* _INSTRUCTIONS TO FOLLOW_
Determine how many lines contain the string "React", then reply with that figure only.

───── SOURCE EXCERPT

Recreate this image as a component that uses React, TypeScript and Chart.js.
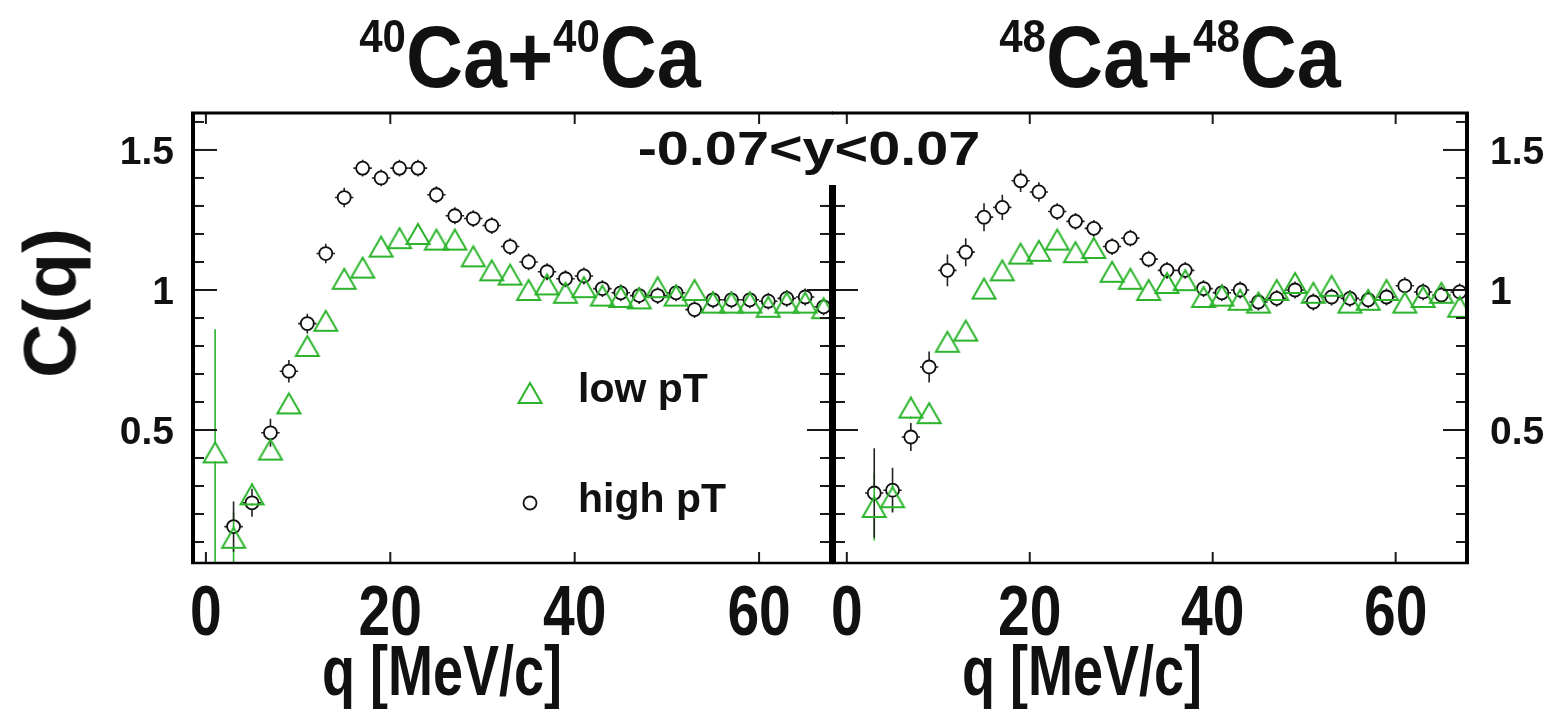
import React, { useEffect, useRef } from "react";
import { Chart, registerables } from "chart.js";
Chart.register(...registerables);

const FONT = '"Liberation Sans", Arial, Helvetica, sans-serif';
const GREEN = "#2bb42b";
const BLACK = "#111111";

// bin centres q [MeV/c]
const qAll = [1, 3, 5, 7, 9, 11, 13, 15, 17, 19, 21, 23, 25, 27, 29, 31, 33, 35, 37, 39, 41, 43, 45, 47, 49, 51, 53, 55, 57, 59, 61, 63, 65, 67];
const qFrom3 = [3, 5, 7, 9, 11, 13, 15, 17, 19, 21, 23, 25, 27, 29, 31, 33, 35, 37, 39, 41, 43, 45, 47, 49, 51, 53, 55, 57, 59, 61, 63, 65, 67];

// 40Ca+40Ca
const lowPt40 = [0.42, 0.115, 0.27, 0.43, 0.595, 0.8, 0.89, 1.04, 1.08, 1.155, 1.185, 1.2, 1.18, 1.18, 1.12, 1.07, 1.055, 1.0, 1.02, 0.99, 1.01, 0.98, 0.975, 0.97, 1.01, 0.98, 1.0, 0.955, 0.955, 0.955, 0.94, 0.955, 0.955, 0.935];
const lowPt40Err = [0.44, 0.09, 0.04, 0.03, 0.03, 0.025, 0.025, 0.02, 0.02, 0.02, 0.02, 0.02, 0.02, 0.02, 0.02, 0.02, 0.02, 0.02, 0.02, 0.02, 0.02, 0.02, 0.02, 0.02, 0.02, 0.02, 0.02, 0.02, 0.02, 0.02, 0.02, 0.02, 0.02, 0.02];
const highPt40 = [0.155, 0.24, 0.49, 0.71, 0.88, 1.13, 1.33, 1.435, 1.4, 1.435, 1.435, 1.34, 1.265, 1.255, 1.23, 1.155, 1.1, 1.065, 1.04, 1.05, 1.005, 0.99, 0.98, 0.98, 0.99, 0.93, 0.965, 0.965, 0.965, 0.96, 0.97, 0.975, 0.94];
const highPt40Err = [0.09, 0.05, 0.05, 0.04, 0.035, 0.035, 0.035, 0.03, 0.03, 0.03, 0.03, 0.03, 0.03, 0.03, 0.03, 0.03, 0.03, 0.03, 0.03, 0.03, 0.03, 0.03, 0.03, 0.03, 0.03, 0.03, 0.03, 0.03, 0.03, 0.03, 0.03, 0.03, 0.03];

// 48Ca+48Ca
const lowPt48 = [0.225, 0.26, 0.58, 0.56, 0.815, 0.855, 1.005, 1.07, 1.13, 1.14, 1.18, 1.135, 1.15, 1.065, 1.04, 1.0, 1.025, 1.035, 0.975, 0.98, 0.965, 0.955, 1.0, 1.025, 0.99, 1.015, 0.955, 0.965, 1.0, 0.955, 0.975, 0.99, 0.94];
const lowPt48Err = [0.12, 0.05, 0.04, 0.035, 0.03, 0.03, 0.025, 0.02, 0.02, 0.02, 0.02, 0.02, 0.02, 0.02, 0.02, 0.02, 0.02, 0.02, 0.02, 0.02, 0.02, 0.02, 0.02, 0.02, 0.02, 0.02, 0.02, 0.02, 0.02, 0.02, 0.02, 0.02, 0.02];
const highPt48 = [0.275, 0.285, 0.475, 0.725, 1.07, 1.135, 1.26, 1.295, 1.39, 1.35, 1.28, 1.245, 1.22, 1.155, 1.185, 1.11, 1.07, 1.07, 1.005, 0.99, 1.0, 0.957, 0.97, 1.0, 0.957, 0.975, 0.97, 0.965, 0.975, 1.015, 0.993, 0.982, 0.993];
const highPt48Err = [0.16, 0.08, 0.05, 0.055, 0.057, 0.05, 0.05, 0.045, 0.04, 0.035, 0.03, 0.03, 0.03, 0.03, 0.03, 0.03, 0.03, 0.03, 0.03, 0.03, 0.03, 0.03, 0.03, 0.03, 0.03, 0.03, 0.03, 0.03, 0.03, 0.03, 0.03, 0.03, 0.03];

// axes
const X_MIN = -1.4;
const X_MAX = 67.8;
const Y_MIN = 0.025;
const Y_MAX = 1.632;
const Q_HALF_BIN = 1;
const xMajorTicks = [0, 20, 40, 60];
const xTickLabels = ["0", "20", "40", "60"];
const yTicks = [0.1, 0.2, 0.3, 0.4, 0.5, 0.6, 0.7, 0.8, 0.9, 1.0, 1.1, 1.2, 1.3, 1.4, 1.5, 1.6];
const yMajorTicks = [0.5, 1.0, 1.5];
const yTickLabels = ["0.5", "1", "1.5"];
const seriesNames = ["low pT", "high pT"];

function pts(q: number[], v: number[]) {
  return q.map((x, i) => ({ x, y: v[i] }));
}

// open up-triangle marker, centred on its bounding box (ROOT style)
function makeTriangle(): HTMLCanvasElement {
  const c = document.createElement("canvas");
  c.width = 28;
  c.height = 26;
  const g = c.getContext("2d")!;
  g.strokeStyle = GREEN;
  g.lineWidth = 2;
  g.beginPath();
  g.moveTo(14, 3);
  g.lineTo(25.5, 23);
  g.lineTo(2.5, 23);
  g.closePath();
  g.stroke();
  return c;
}

const errorBarPlugin = {
  id: "errorBars",
  beforeDatasetsDraw(chart: any) {
    const { ctx, chartArea: a, scales } = chart;
    const xs = scales.x;
    const ys = scales.y;
    ctx.save();
    ctx.beginPath();
    ctx.rect(a.left, a.top, a.right - a.left, a.bottom - a.top);
    ctx.clip();
    chart.data.datasets.forEach((ds: any) => {
      ctx.strokeStyle = ds.errColor;
      ctx.lineWidth = 1.6;
      const g = ds.errGap;
      ds.data.forEach((p: any, i: number) => {
        const px = xs.getPixelForValue(p.x);
        const py = ys.getPixelForValue(p.y);
        const e = ds.errors[i];
        const top = ys.getPixelForValue(p.y + e);
        const bot = ys.getPixelForValue(p.y - e);
        ctx.beginPath();
        if (py - top > g) {
          ctx.moveTo(px, top);
          ctx.lineTo(px, py - g);
        }
        if (bot - py > g) {
          ctx.moveTo(px, py + g);
          ctx.lineTo(px, bot);
        }
        const xl = xs.getPixelForValue(p.x - Q_HALF_BIN);
        const xr = xs.getPixelForValue(p.x + Q_HALF_BIN);
        if (px - xl > g) {
          ctx.moveTo(xl, py);
          ctx.lineTo(px - g, py);
          ctx.moveTo(px + g, py);
          ctx.lineTo(xr, py);
        }
        ctx.stroke();
      });
    });
    ctx.restore();
  },
};

type PanelCfg = {
  inner: "left" | "right";
  labelSide: "left" | "right";
  labelX: number;
  innerTop: number;
  legend: boolean;
};

function framePlugin(cfg: PanelCfg) {
  return {
    id: "rootFrame",
    afterDatasetsDraw(chart: any) {
      const { ctx, chartArea: a, scales } = chart;
      const xs = scales.x;
      const ys = scales.y;
      ctx.save();
      ctx.strokeStyle = "#1a1a1a";
      ctx.lineWidth = 2;
      const line = (x1: number, y1: number, x2: number, y2: number) => {
        ctx.beginPath();
        ctx.moveTo(x1, y1);
        ctx.lineTo(x2, y2);
        ctx.stroke();
      };
      const leftTop = cfg.inner === "left" ? cfg.innerTop : a.top;
      const rightTop = cfg.inner === "right" ? cfg.innerTop : a.top;
      const yTickSet = (edge: number, dir: number, minY: number) => {
        yTicks.forEach((v) => {
          const py = ys.getPixelForValue(v);
          if (py < minY + 3) return;
          const major = yMajorTicks.some((m) => Math.abs(m - v) < 1e-6);
          line(edge, py, edge + dir * (major ? 24 : 11), py);
        });
      };
      yTickSet(a.left, 1, leftTop);
      yTickSet(a.right, -1, rightTop);
      xMajorTicks.forEach((v) => {
        const px = xs.getPixelForValue(v);
        line(px, a.bottom, px, a.bottom - 11);
        line(px, a.top, px, a.top + 11);
      });
      // frame
      ctx.strokeStyle = "#000";
      ctx.lineWidth = 3;
      line(a.left - 2, a.top, a.right + 2, a.top);
      ctx.lineWidth = 2.5;
      line(a.left - 2, a.bottom, a.right + 2, a.bottom);
      ctx.lineWidth = 4;
      line(a.left, leftTop, a.left, a.bottom + 1);
      line(a.right, rightTop, a.right, a.bottom + 1);

      if (cfg.legend) {
        const dsLow = chart.data.datasets[0];
        const dsHigh = chart.data.datasets[1];
        const img = dsLow.pointStyle as HTMLCanvasElement;
        ctx.drawImage(img, 530 - img.width / 2, 393 - img.height / 2);
        ctx.strokeStyle = dsHigh.borderColor;
        ctx.lineWidth = dsHigh.borderWidth;
        ctx.beginPath();
        ctx.arc(530, 503, dsHigh.pointRadius, 0, Math.PI * 2);
        ctx.stroke();
      }
      ctx.restore();
    },
    afterDraw(chart: any) {
      const { ctx, chartArea: a, scales } = chart;
      const xs = scales.x;
      const ys = scales.y;
      ctx.save();
      ctx.fillStyle = BLACK;
      ctx.font = `bold 39px ${FONT}`;
      ctx.textAlign = cfg.labelSide === "left" ? "right" : "left";
      ctx.textBaseline = "alphabetic";
      yMajorTicks.forEach((v, i) => {
        ctx.fillText(yTickLabels[i], cfg.labelX, ys.getPixelForValue(v) + 0.358 * 39);
      });
      ctx.textAlign = "center";
      ctx.font = `bold 57px ${FONT}`;
      xMajorTicks.forEach((v, i) => {
        ctx.save();
        ctx.translate(xs.getPixelForValue(v), a.bottom + 46);
        ctx.scale(1, 1.25);
        ctx.fillText(xTickLabels[i], 0, 0.358 * 57);
        ctx.restore();
      });
      ctx.restore();
    },
  };
}

function buildChart(
  canvas: HTMLCanvasElement,
  padding: { left: number; right: number; top: number; bottom: number },
  cfg: PanelCfg,
  lowQ: number[],
  low: number[],
  lowErr: number[],
  highQ: number[],
  high: number[],
  highErr: number[]
) {
  const tri = makeTriangle();
  return new Chart(canvas, {
    type: "scatter",
    data: {
      datasets: [
        {
          label: seriesNames[0],
          data: pts(lowQ, low),
          pointStyle: tri,
          pointRadius: 12,
          borderColor: GREEN,
          borderWidth: 2,
          backgroundColor: "rgba(0,0,0,0)",
          showLine: false,
          errors: lowErr,
          errGap: 9,
          errColor: GREEN,
        } as any,
        {
          label: seriesNames[1],
          data: pts(highQ, high),
          pointStyle: "circle",
          pointRadius: 6.5,
          borderColor: BLACK,
          borderWidth: 1.8,
          backgroundColor: "rgba(0,0,0,0)",
          showLine: false,
          errors: highErr,
          errGap: 6.5,
          errColor: "#222",
        } as any,
      ],
    },
    options: {
      animation: false,
      responsive: false,
      maintainAspectRatio: false,
      events: [],
      layout: { padding },
      plugins: {
        legend: { display: false },
        tooltip: { enabled: false },
        title: { display: false },
      },
      scales: {
        x: { type: "linear", min: X_MIN, max: X_MAX, display: false },
        y: { type: "linear", min: Y_MIN, max: Y_MAX, display: false },
      },
    },
    plugins: [errorBarPlugin, framePlugin(cfg)],
  });
}

function Txt(props: {
  x: number;
  y: number;
  size: number;
  sx?: number;
  sy?: number;
  rot?: number;
  anchor?: "center" | "left";
  children: React.ReactNode;
}) {
  const { x, y, size, sx = 1, sy = 1, rot = 0, anchor = "center", children } = props;
  const left = anchor === "left";
  return (
    <div
      style={{
        position: "absolute",
        left: x,
        top: y,
        fontSize: size,
        fontWeight: 700,
        fontFamily: FONT,
        lineHeight: 1,
        color: BLACK,
        whiteSpace: "nowrap",
        transformOrigin: left ? "left center" : "center center",
        transform: `translate(${left ? "0" : "-50%"},-50%) rotate(${rot}deg) scale(${sx},${sy})`,
      }}
    >
      {children}
    </div>
  );
}

function Sup(props: { children: React.ReactNode }) {
  return <span style={{ fontSize: 42, position: "relative", top: -32 }}>{props.children}</span>;
}

export default function App() {
  const leftRef = useRef<HTMLCanvasElement>(null);
  const rightRef = useRef<HTMLCanvasElement>(null);

  useEffect(() => {
    const c1 = buildChart(
      leftRef.current!,
      { left: 193, right: 14, top: 113, bottom: 158 },
      { inner: "right", labelSide: "left", labelX: 174, innerTop: 185, legend: true },
      qAll,
      lowPt40,
      lowPt40Err,
      qFrom3,
      highPt40,
      highPt40Err
    );
    const c2 = buildChart(
      rightRef.current!,
      { left: 11, right: 80, top: 113, bottom: 158 },
      { inner: "left", labelSide: "right", labelX: 670, innerTop: 185, legend: false },
      qFrom3,
      lowPt48,
      lowPt48Err,
      qFrom3,
      highPt48,
      highPt48Err
    );
    return () => {
      c1.destroy();
      c2.destroy();
    };
  }, []);

  return (
    <div style={{ position: "fixed", left: 0, top: 0, width: 1547, height: 721, background: "#fff", overflow: "hidden" }}>
      <canvas ref={leftRef} width={845} height={721} style={{ position: "absolute", left: 0, top: 0, width: 845, height: 721 }} />
      <canvas ref={rightRef} width={727} height={721} style={{ position: "absolute", left: 820, top: 0, width: 727, height: 721 }} />

      <Txt x={530} y={57} size={79} sy={1.1}>
        <Sup>40</Sup>Ca+<Sup>40</Sup>Ca
      </Txt>
      <Txt x={1170} y={57} size={79} sy={1.1}>
        <Sup>48</Sup>Ca+<Sup>48</Sup>Ca
      </Txt>

      <Txt x={50} y={303} size={75} rot={-90}>
        C(q)
      </Txt>

      <Txt x={809} y={149} size={48} sx={1.2}>
        -0.07&lt;y&lt;0.07
      </Txt>

      <Txt x={578} y={388} size={41} anchor="left">
        {seriesNames[0]}
      </Txt>
      <Txt x={578} y={498} size={41} anchor="left">
        {seriesNames[1]}
      </Txt>

      <Txt x={442} y={670} size={54} sy={1.3}>
        q [MeV/c]
      </Txt>
      <Txt x={1082} y={670} size={54} sy={1.3}>
        q [MeV/c]
      </Txt>
    </div>
  );
}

──────────

* _OUTPUT BELOW_
4